Part of bond proposal
By Lynn Burton
Sopris Sun Staff Writer
Here’s something that WILL NOT happen regardless of the outcome of the $122 million Roaring Fork School District bond issue election on Nov. 3. The school district will not be installing airport-type security, or other electronic security devices, at school entrances. That’s what Roaring Fork School District Chief Operating Officer Jeff Gatlin tells The Sopris Sun.
Several “safety and security” improvements are listed on the school district’s fact sheets (rfsd.k12.co.us), as well as the categories “learning environments,” “facility condition improvements” and “energy efficiency upgrades.”
Big-ticket items in the proposed bond issue are: $34.4 million for a new pre-kindergarten-through-eighth-grade school between Glenwood Springs and Carbondale at Eastbank; $31.6 million to modernize and upgrade middle schools in Carbondale, Glenwood Springs and Basalt; $20 million for a Glenwood Springs Elementary School remodel to create a single, interconnected school (the district received a $9.1 BEST grant that it must use it or lose it); and $15 million for RFSD employee rental housing.
Gatlin is the school district’s go-to guy for questions about safety and security. The Sopris Sun e-mailed several questions to him (including the one about electronic security). Here are his e-mail responses.
Question: What is the total cost district wide for safety and security improvements?
Answer: It will be difficult to provide the total cost for all safety and security improvements due to the nature of how some of these costs were calculated. The cost estimators provided a general remodel price for each building and safety and security costs were included in this number. While we do have some of the safety and security line item costs identified, it is not accurate due to the nature in which many schools’ costs were calculated.
Q: The term “secure entry vestibule” appears for most of the schools. What is a secure entry vestibule?
A: A secure entry vestibule is an area at the entrance of each school where individuals can enter the school through one set of doors but need permission or granted access to enter another set of doors that then opens to the entire school.
Q: What other upgrades or safety/security procedures does the school bond call for?
A: Traffic safety circulation improvements for multiple schools, addressing safety issues on playgrounds, improved technology (door monitors, access control systems and upgraded telephony/intercom systems).
Q: It looks like “upgrade intercom/phone system throughout” comes up for most schools. What kind of upgrade, and what would the upgrades allow the buildings to do that they can’t do now?

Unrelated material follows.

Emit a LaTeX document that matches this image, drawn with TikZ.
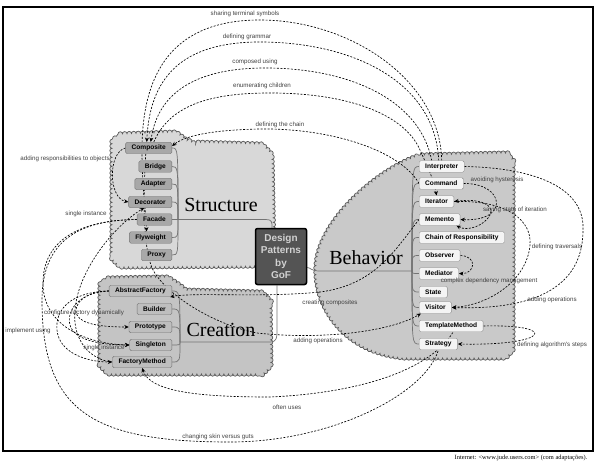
\documentclass[tikz,border=0pt]{standalone}
\usepackage{fontspec}
\setmainfont{Liberation Serif}
\newfontfamily\lsans{Liberation Sans}
\usetikzlibrary{arrows.meta,decorations.pathmorphing}
\pgfdeclarelayer{bg}
\pgfdeclarelayer{mid}
\pgfsetlayers{bg,mid,main}
\definecolor{cloudS}{HTML}{D8D8D8}
\definecolor{cloudC}{HTML}{C4C4C4}
\definecolor{cloudB}{HTML}{C9C9C9}
\definecolor{boxS}{HTML}{A8A8A8}
\definecolor{boxC}{HTML}{BEBEBE}
\definecolor{boxB}{HTML}{F4F4F4}
\begin{document}
\begin{tikzpicture}[x=1pt,y=-1pt,
  conn/.style={draw=black,line width=0.65pt,dash pattern=on 2pt off 1.5pt},
  tip/.style={-{Stealth[length=4.5pt,width=4pt]}},
  rtip/.style={{Stealth[length=4.5pt,width=4pt]}-},
  btip/.style={{Stealth[length=4.5pt,width=4pt]}-{Stealth[length=4.5pt,width=4pt]}},
  trunk/.style={draw=black!55,line width=0.7pt},
  cloudy/.style={draw=black!65,line width=0.7pt,decorate,decoration={bumps,segment length=9pt,amplitude=2.2pt}},
  sbox/.style={draw=black!55,fill=boxS,rounded corners=1.5pt,font=\lsans\bfseries\fontsize{6.6}{7}\selectfont,inner xsep=6pt,inner ysep=1pt,minimum height=11.5pt},
  cbox/.style={sbox,fill=boxC},
  bbox/.style={sbox,fill=boxB,draw=black!45},
  lab/.style={font=\lsans\fontsize{6.2}{7}\selectfont,text=black!75,inner sep=0pt},
  big/.style={font=\fontsize{20}{22}\selectfont,inner sep=0pt},
  gofbox/.style={draw=black,line width=1.5pt,fill=black!67,rounded corners=2pt,minimum width=51pt,minimum height=56pt,align=center,text=black!18,font=\lsans\bfseries\fontsize{10}{12.6}\selectfont,inner sep=1pt}
]
\useasboundingbox (0,0) rectangle (599,465);
\begin{pgfonlayer}{bg}
\draw[line width=1.1pt] (3,7) rectangle (593,451);
\path[cloudy,fill=cloudS] (118,134) -- (176,132) -- (184,138) -- (192,142) -- (262,144) -- (272,154) -- (274,258) -- (266,266) -- (120,267) -- (112,259) -- (112,142) -- cycle;
\path[cloudy,fill=cloudC] (106,278) -- (168,277) -- (180,285) -- (186,290) -- (262,292) -- (270,300) -- (271,366) -- (263,374) -- (108,374) -- (100,366) -- (100,286) -- cycle;
\path[cloudy,fill=cloudB] (420,155) -- (506,153) -- (513,160) -- (513,350) -- (506,358) -- (405,358) .. controls (335,352) and (310,295) .. (317,258) .. controls (325,215) and (380,168) .. (420,155) -- cycle;
\end{pgfonlayer}

% Structure boxes
\node[sbox,anchor=east] (comp) at (172,148) {Composite};
\node[sbox,anchor=east] (bridge) at (172,166.5) {Bridge};
\node[sbox,anchor=east] (adapt) at (172,184) {Adapter};
\node[sbox,anchor=east] (deco) at (172,202) {Decorator};
\node[sbox,anchor=east] (facade) at (172,219.5) {Facade};
\node[sbox,anchor=east] (fly) at (172,237.5) {Flyweight};
\node[sbox,anchor=east] (proxy) at (172,255) {Proxy};
% Creation boxes
\node[cbox,anchor=east] (af) at (172,291) {AbstractFactory};
\node[cbox,anchor=east] (builder) at (172,309) {Builder};
\node[cbox,anchor=east] (proto) at (172,327) {Prototype};
\node[cbox,anchor=east] (single) at (172,345) {Singleton};
\node[cbox,anchor=east] (fm) at (172,362) {FactoryMethod};
% Behavior boxes
\node[bbox,anchor=west] (interp) at (419,166.5) {Interpreter};
\node[bbox,anchor=west] (command) at (419,183.5) {Command};
\node[bbox,anchor=west] (iter) at (419,201.5) {Iterator};
\node[bbox,anchor=west] (memento) at (419,219.5) {Memento};
\node[bbox,anchor=west] (chain) at (419,237.5) {Chain of Responsibility};
\node[bbox,anchor=west] (observer) at (419,255.5) {Observer};
\node[bbox,anchor=west] (mediator) at (419,273.5) {Mediator};
\node[bbox,anchor=west] (state) at (419,292) {State};
\node[bbox,anchor=west] (visitor) at (419,307.5) {Visitor};
\node[bbox,anchor=west] (tm) at (419,326) {TemplateMethod};
\node[bbox,anchor=west] (strategy) at (419,344) {Strategy};

% big titles
\node[big] (tS) at (221,205) {Structure};
\node[big] (tC) at (221,330) {Creation};
\node[big] (tB) at (366,258) {Behavior};
\node[gofbox] (gof) at (281,256.5) {Design\\Patterns\\by\\GoF};

% junctions
\coordinate (sj) at (178,219.5);
\coordinate (cj) at (180,342);
\coordinate (bj) at (412,271);

% labels
\node[lab] (l1) at (245,14) {sharing terminal symbols};
\node[lab] (l2) at (247,37) {defining grammar};
\node[lab] (l3) at (255,62) {composed using};
\node[lab] (l4) at (262,86) {enumerating children};
\node[lab] (l5) at (280,125) {defining the chain};
\node[lab] (l6) at (65,159) {adding responsibilities to objects};
\node[lab] (l7) at (86,214) {single instance};
\node[lab] (l8) at (84,313) {configure factory dynamically};
\node[lab] (l9) at (28,331) {implement using};
\node[lab] (l10) at (104,348) {single instance};
\node[lab] (l11) at (287,407) {often uses};
\node[lab] (l12) at (218,437) {changing skin versus guts};
\node[lab] (l13) at (330,303) {creating composites};
\node[lab] (l14) at (318,341) {adding operations};
\node[lab] (l15) at (497,180) {avoiding hysteresis};
\node[lab] (l16) at (515,210) {saving state of iteration};
\node[lab] (l17) at (557,247) {defining traversals};
\node[lab] (l18) at (489,281) {complex dependency management};
\node[lab] (l19) at (552,300) {adding operations};
\node[lab] (l20) at (552,345) {defining algorithm's steps};
\node[font=\fontsize{6.4}{7}\selectfont,inner sep=0pt] (cap) at (521,458) {Internet: <www.jude.users.com> (com adaptações).};

\begin{pgfonlayer}{mid}
% trunks
\foreach \n in {comp,bridge,adapt,deco,fly,proxy}
  \draw[trunk] (\n.east) .. controls (\n.east -| sj) and (\n.east -| sj) .. (sj);
\draw[trunk] (facade.east) -- (sj);
\foreach \n in {af,builder,proto,single,fm}
  \draw[trunk] (\n.east) .. controls (\n.east -| cj) and (\n.east -| cj) .. (cj);
\foreach \n in {interp,command,iter,memento,chain,observer,mediator,state,visitor,tm,strategy}
  \draw[trunk] (\n.west) .. controls (\n.west -| bj) and (\n.west -| bj) .. (bj);
\draw[trunk] (sj) -- (266,219.5) .. controls (272,219.5) and (272,222) .. ([xshift=-9pt]gof.north);
\draw[trunk] (cj) -- (270,342) .. controls (277,342) and (277,337) .. (277,331) -- ([xshift=-4pt]gof.south);
\draw[trunk] (bj) -- (318,271) .. controls (312,271) and (310,267.5) .. ([yshift=-11pt]gof.east);

% top arcs
\draw[conn,tip] (interp.north) .. controls (440,80) and (350,20) .. (260,20) .. controls (175,20) and (142,70) .. (142,150) .. controls (142,190) and (146,212) .. ([xshift=-4pt]fly.north);
\draw[conn,tip] ([xshift=-3pt]interp.north) .. controls (435,80) and (350,42) .. (260,42) .. controls (190,42) and (150,70) .. ([xshift=-2pt]comp.north);
\draw[conn,tip] ([xshift=-10pt]interp.north) .. controls (420,100) and (350,68) .. (265,68) .. controls (200,68) and (158,90) .. ([xshift=2pt]comp.north);
\draw[conn,tip] ([xshift=5pt]comp.north) .. controls (170,105) and (210,93) .. (270,93) .. controls (350,93) and (405,115) .. (420,150) .. controls (428,168) and (434,180) .. (iter.north);
\draw[conn,tip] (command.west) .. controls (400,150) and (330,128) .. (260,129) .. controls (210,130) and (185,136) .. ([yshift=2pt]comp.east);

% structure / creation left side
\draw[conn,tip] (comp.west) .. controls (108,152) and (108,198) .. (deco.west);
\draw[conn] (facade.west) .. controls (80,220) and (42,240) .. (42,300) .. controls (42,410) and (90,442) .. (230,442) .. controls (330,442) and (425,395) .. (strategy.south);
\draw[conn,tip] (facade.west) .. controls (80,220) and (42,240) .. (43,285) .. controls (44,325) and (85,344) .. (single.west);
\draw[conn,tip] (fm.west) .. controls (90,360) and (72,340) .. (75,310) .. controls (78,270) and (115,225) .. ([xshift=-6pt]deco.south);
\draw[conn,tip] (af.west) .. controls (85,291) and (72,305) .. (77,315) .. controls (82,325) and (105,327) .. (proto.west);
\draw[conn,tip] (af.west) .. controls (80,292) and (66,310) .. (70,325) .. controls (74,340) and (100,345) .. (single.west);
\draw[conn,tip] (af.west) .. controls (70,292) and (55,310) .. (57,330) .. controls (59,352) and (85,362) .. (fm.west);
\draw[conn,rtip] (fm.south) .. controls (150,392) and (200,397) .. (270,397) .. controls (360,393) and (430,370) .. ([xshift=2pt]tm.south);
\draw[conn,tip] ([xshift=-3pt]comp.south) .. controls (143,200) and (143,245) .. (152,268) .. controls (165,295) and (215,325) .. (257,333) .. controls (320,340) and (390,332) .. ([xshift=2pt]visitor.south west);
\draw[conn,tip] (memento.west) .. controls (395,250) and (375,285) .. (320,292) .. controls (260,298) and (195,292) .. ([xshift=-2pt]af.south east);

% behavior right side
\draw[conn,tip] (command.east) .. controls (505,183) and (510,222) .. (memento.east);
\draw[conn,btip] (iter.east) .. controls (480,198) and (495,205) .. (490,215) .. controls (485,225) and (468,232) .. ([xshift=-4pt]memento.south east);
\draw[conn,tip] (iter.east) .. controls (510,200) and (532,222) .. (530,245) .. controls (527,280) and (490,305) .. (visitor.east);
\draw[conn,tip] (interp.east) .. controls (540,168) and (585,190) .. (583,230) .. controls (583,290) and (530,310) .. (visitor.east);
\draw[conn,tip] (observer.east) .. controls (478,256) and (475,274) .. (mediator.east);
\draw[conn,tip] (tm.east) .. controls (560,324) and (550,346) .. (strategy.east);
\end{pgfonlayer}
\end{tikzpicture}
\end{document}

A: One of the main improvements would involve better integration between the telephone system and the intercom system. With a newer system, a public address (for example, a lockdown call) could be made from any phone throughout each school. This is currently something we are unable to do.
Q: How were the district’s security needs assessed? Was it done in-house or was an outside consultant hired?
A: We worked with local law enforcement agencies across the three communities to tour facilities and address needs of our schools. This assessment helped us determine what safety and security components our schools were lacking. The school facility assessment teams also examined safety and security issues.
Q: Will the school district do any of these upgrades even if the bond issue fails?
A: To be honest, I am not sure. We have been focusing 100 percent of our energy on ensuring this bond passes.
Published in The Sopris Sun on October 22, 2015.